I heard the rattle and whistle of the major’s breathing and thought even a few hours might be optimistic. “What was it? What sort of poison?”
“He said it was ricin, castor bean, but ultrarefined into an incredibly toxic pellet. Something the military had developed.”
As if machine guns and poison gas hadn’t proved deadly enough. The military mind has a great deal to answer for.
“He dies here,” Jenkins said. “You must promise.” And he touched the weapon stuck in his belt again.
It didn’t take much imagination to see that there would be problems, complaints, and scandal if the major eluded the law. Not that I thought those legalities mattered, not when he was clearly dying from within. “All right. What about you? At the very least, you will be considered an accessory after the fact.”
“Can I rely on you?” he asked. “When Major Larkin dies, I’ll make a run for it. If you don’t notify the police until tomorrow—tomorrow morning will surely be time enough—I’ll be gone. That way the major will be found before his remains are too distressing.”
When I nodded, he shook my hand. “Thank you, Francis. He saved my life when he got me out of the trenches. A lot of my mates were not so lucky.”
The endless war. I could contribute nothing on that topic, and I didn’t try. “Leave the door unlocked when you go,” I said. “And wheel me as far as the stable. I’ll manage from there.”
Or so I thought. In the event, I barely made it back to Inspector Carstairs’s car, and when I did, I was wheezing like a steam locomotive. Of course, Nan noticed that and also the earth on my trousers.
“I slipped looking at the dig. I didn’t notice there was dew on the grass.”

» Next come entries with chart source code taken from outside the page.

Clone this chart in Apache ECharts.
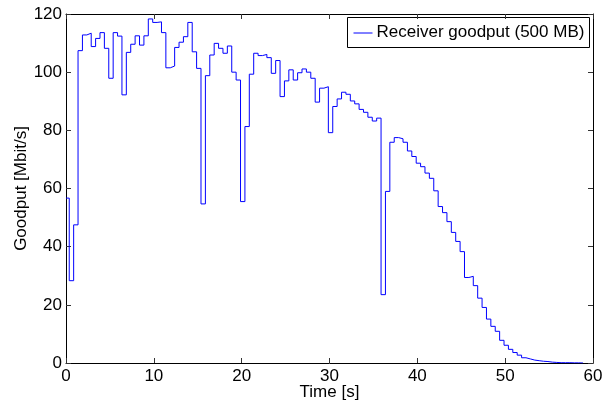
<!DOCTYPE html>
<html lang="en">
<head>
    <meta charset="UTF-8">
    <title>Receiver goodput</title>
    <script type="text/javascript" src="https://cdn.jsdelivr.net/npm/echarts@6/dist/echarts.min.js"></script>
    <style>
        html, body { margin: 0; padding: 0; background: #fff; }
    </style>
</head>
<body>
<div id="main" style="width: 609px; height: 403px"></div>

<script type="text/javascript">
    // goodput per sample, Mbit/s
    var goodput = [
        56.7, 28.3, 47.5, 107.4, 112.8, 113.4, 108.8, 111.6, 113.6, 108.2,
        97.9, 113.6, 112.4, 92.2, 106.8, 109.6, 112.5, 109.3, 112.5, 118.3,
        117.1, 117.3, 113.6, 101.5, 102.1, 108.5, 110.3, 112.2, 117.1, 107.0,
        101.3, 54.7, 98.8, 105.9, 109.9, 108.2, 106.5, 109.0, 100.0, 97.3,
        55.5, 81.3, 99.3, 106.5, 105.7, 106.1, 105.0, 99.6, 104.0, 91.6,
        97.0, 100.8, 97.3, 99.8, 101.1, 100.0, 97.9, 89.7, 94.5, 95.0,
        79.2, 88.2, 90.8, 93.1, 92.4, 90.1, 89.1, 87.2, 86.2, 84.5,
        83.2, 84.2, 23.5, 59.0, 75.9, 77.5, 77.1, 75.9, 72.9, 71.0,
        68.7, 67.5, 65.3, 63.5, 59.2, 53.8, 51.7, 48.6, 44.9, 41.8,
        38.3, 29.4, 29.8, 26.6, 22.3, 19.1, 15.1, 12.6, 10.9, 7.8,
        6.1, 4.7, 3.6, 2.7, 1.8, 1.4, 1.0, 0.8, 0.6, 0.5,
        0.3, 0.2, 0.1, 0.1, 0.1, 0.05, 0.05, 0.0, 0.0
    ];
    // sampling: first sample at 0 s, then every 0.5 s from 0.37 s
    var firstEdge = 0.37;
    var sampleStep = 0.5;

    var xTicks = [0, 10, 20, 30, 40, 50, 60];
    var yTicks = [0, 20, 40, 60, 80, 100, 120];

    var seriesName = 'Receiver goodput (500 MB)';

    var points = [];
    for (var i = 0; i < goodput.length; i++) {
        var t = i === 0 ? 0 : firstEdge + sampleStep * (i - 1);
        points.push([t, goodput[i]]);
    }

    var myChart = echarts.init(document.getElementById('main'));

    var font = 'Liberation Sans, Arial, Helvetica, sans-serif';
    var blue = '#0000ff';
    var axisCommon = {
        type: 'value',
        splitLine: { show: false },
        nameMoveOverlap: false,
        axisLine: { show: true, onZero: false, lineStyle: { color: '#000', width: 1 } },
        axisTick: { show: true, inside: true, length: 5, lineStyle: { color: '#333' } }
    };

    option = {
        animation: false,
        backgroundColor: '#fff',
        color: [blue],
        grid: { left: 66, right: 16, top: 14, bottom: 40, outerBoundsMode: 'none', containLabel: false },
        legend: { show: false, data: [seriesName] },
        // legend box drawn by hand (MATLAB style: short line + label)
        graphic: [{
            type: 'group',
            right: 19,
            top: 17,
            children: [{
                type: 'rect',
                shape: { x: 0, y: 0, width: 242, height: 30 },
                style: { fill: '#fff', stroke: '#000', lineWidth: 1 }
            }, {
                type: 'line',
                shape: { x1: 6, y1: 15.5, x2: 25, y2: 15.5 },
                style: { stroke: blue, lineWidth: 1 }
            }, {
                type: 'text',
                x: 29,
                y: 15,
                style: {
                    text: seriesName,
                    font: '17px ' + font,
                    fill: '#000',
                    verticalAlign: 'middle'
                }
            }]
        }],
        xAxis: [
            Object.assign({}, axisCommon, {
                min: xTicks[0],
                max: xTicks[xTicks.length - 1],
                interval: 10,
                position: 'bottom',
                name: 'Time [s]',
                nameLocation: 'middle',
                nameGap: 21,
                nameTextStyle: { fontFamily: font, fontSize: 17, color: '#000' },
                axisLabel: { fontFamily: font, fontSize: 17, color: '#000', margin: 5 }
            }),
            Object.assign({}, axisCommon, {
                min: xTicks[0],
                max: xTicks[xTicks.length - 1],
                interval: 10,
                position: 'top',
                axisLabel: { show: false }
            })
        ],
        yAxis: [
            Object.assign({}, axisCommon, {
                min: yTicks[0],
                max: yTicks[yTicks.length - 1],
                interval: 20,
                position: 'left',
                name: 'Goodput [Mbit/s]',
                nameLocation: 'middle',
                nameGap: 36,
                nameTextStyle: { fontFamily: font, fontSize: 17, color: '#000' },
                axisLabel: { fontFamily: font, fontSize: 17, color: '#000', margin: 4 }
            }),
            Object.assign({}, axisCommon, {
                min: yTicks[0],
                max: yTicks[yTicks.length - 1],
                interval: 20,
                position: 'right',
                axisLabel: { show: false }
            })
        ],
        series: [{
            name: seriesName,
            type: 'line',
            step: 'end',
            data: points,
            symbol: 'none',
            showSymbol: false,
            lineStyle: { color: blue, width: 1 },
            itemStyle: { color: blue }
        }]
    };

    myChart.setOption(option);
</script>
</body>
</html>
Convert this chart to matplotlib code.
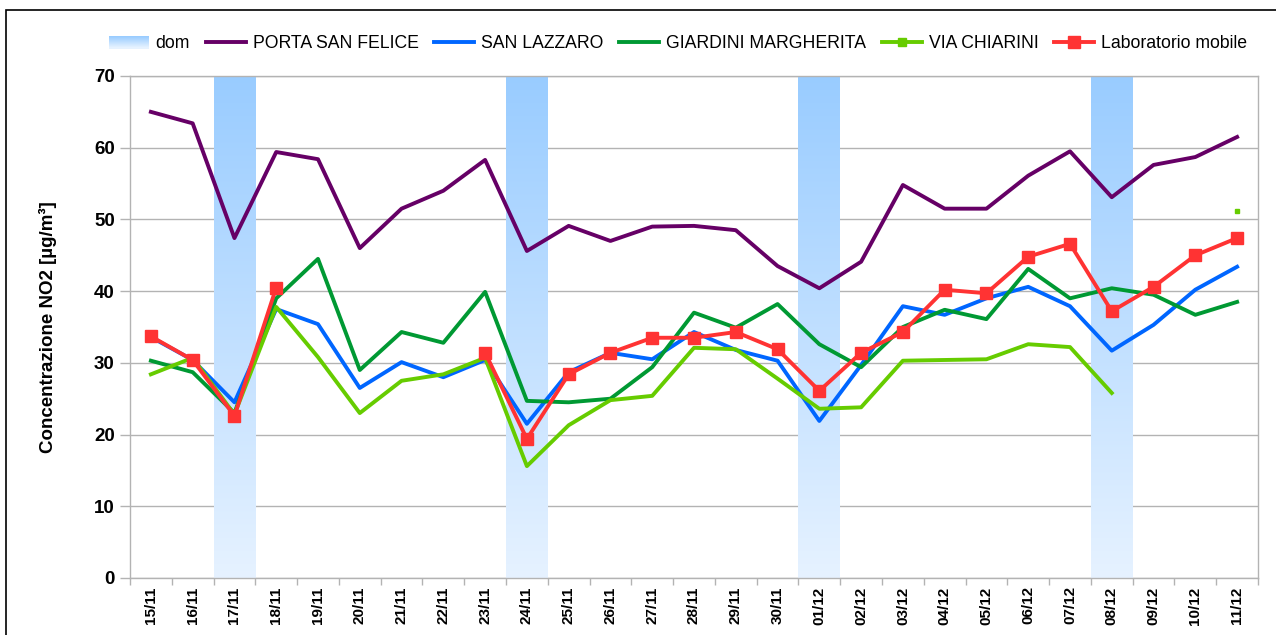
import numpy as np
import matplotlib
matplotlib.use("Agg")
import matplotlib.pyplot as plt
from matplotlib.patches import Rectangle
from matplotlib.legend_handler import HandlerBase
from matplotlib.lines import Line2D

plt.rcParams['font.family'] = ['Liberation Sans', 'DejaVu Sans']

dates = ["15/11", "16/11", "17/11", "18/11", "19/11", "20/11", "21/11", "22/11", "23/11",
         "24/11", "25/11", "26/11", "27/11", "28/11", "29/11", "30/11", "01/12", "02/12",
         "03/12", "04/12", "05/12", "06/12", "07/12", "08/12", "09/12", "10/12", "11/12"]
sundays = ["17/11", "24/11", "01/12", "08/12"]
dom_value = 70

porta_san_felice = [65.0, 63.4, 47.4, 59.4, 58.4, 46.0, 51.5, 54.0, 58.3, 45.6, 49.1, 47.0, 49.0,
                    49.1, 48.5, 43.5, 40.4, 44.1, 54.8, 51.5, 51.5, 56.1, 59.5, 53.1, 57.6, 58.7, 61.5]
san_lazzaro = [33.6, 30.4, 24.5, 37.5, 35.4, 26.5, 30.1, 28.0, 30.4, 21.5, 28.7, 31.4, 30.5,
               34.3, 31.8, 30.3, 21.9, 29.7, 37.9, 36.7, 39.0, 40.6, 37.9, 31.7, 35.3, 40.2, 43.4]
giardini_margherita = [30.3, 28.7, 23.0, 39.0, 44.5, 29.0, 34.3, 32.8, 39.9, 24.7, 24.5, 25.0, 29.4,
                       37.0, 34.9, 38.2, 32.6, 29.4, 35.0, 37.4, 36.1, 43.1, 39.0, 40.4, 39.5, 36.7, 38.5]
via_chiarini = [28.4, 30.7, 22.8, 37.8, 30.8, 23.0, 27.5, 28.4, 30.7, 15.6, 21.3, 24.8, 25.4,
                32.1, 31.9, 27.8, 23.6, 23.8, 30.3, 30.4, 30.5, 32.6, 32.2, 25.8, None, None, 51.2]
laboratorio_mobile = [33.7, 30.4, 22.6, 40.5, None, None, None, None, 31.4, 19.4, 28.4, 31.4, 33.5,
                      33.5, 34.3, 31.9, 26.1, 31.4, 34.3, 40.2, 39.7, 44.8, 46.6, 37.2, 40.6, 45.0, 47.4]

def arr(v):
    return np.array([np.nan if x is None else x for x in v], dtype=float)

W, H = 1276, 635
fig = plt.figure(figsize=(W / 100, H / 100), dpi=100)
ax = fig.add_axes([130 / W, 1 - 578 / H, (1258 - 130) / W, (578 - 76) / H])

x = np.arange(len(dates))
top_c = np.array([0x99, 0xcc, 0xff]) / 255
bot_c = np.array([0xe6, 0xf2, 0xff]) / 255
grad = np.linspace(0, 1, 256)[:, None]
grad_img = (top_c[None, None, :] * (1 - grad[:, :, None]) + bot_c[None, None, :] * grad[:, :, None])
for s in sundays:
    i = dates.index(s)
    ax.imshow(grad_img, extent=[i - 0.5, i + 0.5, 0, dom_value], aspect='auto', zorder=1,
              interpolation='bilinear')

lw = 2.8
ax.plot(x, arr(porta_san_felice), color='#660066', lw=lw, zorder=3)
ax.plot(x, arr(san_lazzaro), color='#0066ff', lw=lw, zorder=3)
ax.plot(x, arr(giardini_margherita), color='#009933', lw=lw, zorder=3)
vc = arr(via_chiarini)
isolated = [i for i in range(len(vc)) if not np.isnan(vc[i])
            and (i == 0 or np.isnan(vc[i - 1])) and (i == len(vc) - 1 or np.isnan(vc[i + 1]))]
ax.plot(x, vc, color='#66cc00', lw=lw, zorder=3, marker='s', markersize=2.6,
        markevery=isolated)
ax.plot(x, arr(laboratorio_mobile), color='#ff3333', lw=lw, zorder=4, marker='s', markersize=9)

ax.set_xlim(-0.5, len(dates) - 0.5)
ax.set_ylim(0, 70)
ax.set_yticks(np.arange(0, 71, 10))
ax.yaxis.grid(True, color='#b3b3b3', lw=1)
ax.set_axisbelow(True)
ax.set_xticks(x)
ax.set_xticklabels(dates, rotation=90, fontsize=11, fontweight='bold')
ax.set_xticks(np.arange(-0.5, len(dates), 1), minor=True)
ax.tick_params(axis='x', which='major', length=0, pad=6)
ax.tick_params(axis='x', which='minor', length=5, color='#b3b3b3', width=1)
ax.tick_params(axis='y', length=7, color='#b3b3b3', width=1, labelsize=13.5, pad=4)
for lab in ax.get_yticklabels():
    lab.set_fontweight('bold')
for sp in ax.spines.values():
    sp.set_color('#b3b3b3')
    sp.set_linewidth(1)
ax.set_ylabel('Concentrazione NO2 [µg/m³]', fontsize=13.5, fontweight='bold')
ax.yaxis.set_label_coords((57 - 130) / (1258 - 130), 0.5)


class GradientHandler(HandlerBase):
    def create_artists(self, legend, orig_handle, xdescent, ydescent, width, height, fontsize, trans):
        arts = []
        n = 12
        for k in range(n):
            t = k / (n - 1)
            c = top_c * (1 - t) + bot_c * t
            r = Rectangle((-xdescent, -ydescent + height * (1 - (k + 1) / n)), width, height / n,
                          facecolor=c, edgecolor='none', transform=trans)
            arts.append(r)
        return arts


dom_handle = Rectangle((0, 0), 1, 1)
handles = [dom_handle,
           Line2D([], [], color='#660066', lw=lw),
           Line2D([], [], color='#0066ff', lw=lw),
           Line2D([], [], color='#009933', lw=lw),
           Line2D([], [], color='#66cc00', lw=lw, marker='s', markersize=6),
           Line2D([], [], color='#ff3333', lw=lw, marker='s', markersize=9)]
labels = ['dom', 'PORTA SAN FELICE', 'SAN LAZZARO', 'GIARDINI MARGHERITA', 'VIA CHIARINI',
          'Laboratorio mobile']
fig.legend(handles, labels, loc='center', bbox_to_anchor=(678 / W, 1 - 44 / H), ncol=6,
           frameon=False, fontsize=12.7, handlelength=2.27, handletextpad=0.38, columnspacing=0.9,
           handler_map={Rectangle: GradientHandler()})

fig.add_artist(Rectangle((6 / W, -0.1), 1.5, 1 - 10 / H + 0.1, transform=fig.transFigure,
                         fill=False, edgecolor='black', lw=1.2))

fig.savefig('out.png', dpi=100)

Nan clearly was dubious about that, but Carstairs was all in a sweat and didn’t notice much of anything. The major had done a bunk. Off who knew where. And Jenkins, the footman, was missing as well. The car was in the garage. “Or,” Carstairs said, simmering and quite near the boil, “the car had been in the garage. But now Thorne, I think he’s the chauffeur, has been sent off on errands with it. Without as much as checking the mileage.”